La citation la plus représentative du sentiment général à l’époque nous vient d’Arthur Sandborn, de la CSN: "Le maire Bourque, ce n’est pas la trouvaille du siècle."
Tremblay non plus, ni de ce siècle-ci, ni du précédent.
Ce qui n’excuse en rien les frasques de l’administration Tremblay-Zampino. D’autant plus qu’au-delà des gestes maladroits attribuables à une trop verte équipe, c’est toute la conception du pouvoir de cette équipe qui suinte une certaine immoralité. Pourtant, Gérald Tremblay avait promis plus de transparence et de démocratie. Jusqu’à maintenant, tant dans les anciennes villes de banlieue que dans les nouveaux arrondissements de Montréal, on est loin du compte. On a même reculé.

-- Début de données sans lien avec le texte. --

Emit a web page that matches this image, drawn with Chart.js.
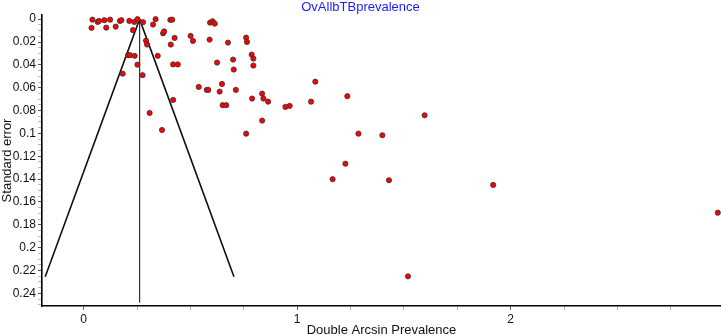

Il y a eu bien entendu cette série de contrats accordés sans appels d’offres sérieux à des amis du régime. Celui octroyé au créateur du logo du Sommet de Montréal, André Morrow, un proche de longue date du maire et qui a largement contribué à sa campagne, est passé dans l’ombre du contrat d’organisation dudit Sommet. Mais il laisse pantois bien des publicitaires. Quinze mille dollars pour la simple signature d’un événement qui ne vit qu’une fois? Non seulement le montant étonne en regard du service rendu, mais laisse dubitatif quand on sait que le service des communications de la Ville de Montréal jouit dans le milieu d’une excellente réputation. Il aurait très bien pu faire le travail.
Mais il y a aussi le comportement de l’administration Tremblay dans les arrondissements qu’elle contrôle. Elle encourage les élus à laisser aux plus hauts fonctionnaires des arrondissements le droit d’accorder des contrats de 100 000 $ sans que les conseils d’arrondissements n’aient un droit de regard. Dans le West Island, on appelle ça des pratiques behind the door. Ça dit tout. Surtout dans les arrondissements où il n’y a que trois conseillers de la même allégeance, lesquels ont des liens d’amitié avec le directeur de l’arrondissement, après plusieurs années de travail bras dessus, bras dessous dans les anciennes administrations municipales.
La suite présidentielle qui entoure le maire ne semble pas avoir été montée en fonction de ses besoins, mais en fonction du nombre de loyaux soldats à récompenser.
Tout ça, dans des circonstances où le leadership du maire tient du papier peint. Au rythme où vont les choses, on peut déjà prévoir que d’ici la fin de l’année, de nombreux disciples l’auront quitté, en particulier parmi ceux issus de l’ancienne opposition à Montréal, de plus en plus mal à l’aise devant autant d’accrocs à leurs convictions. Je parie un petit deux que Marvin Rotrand, le plus à gauche des conseillers de Tremblay (une sorte de Françoise David de la politique municipale), quittera le premier.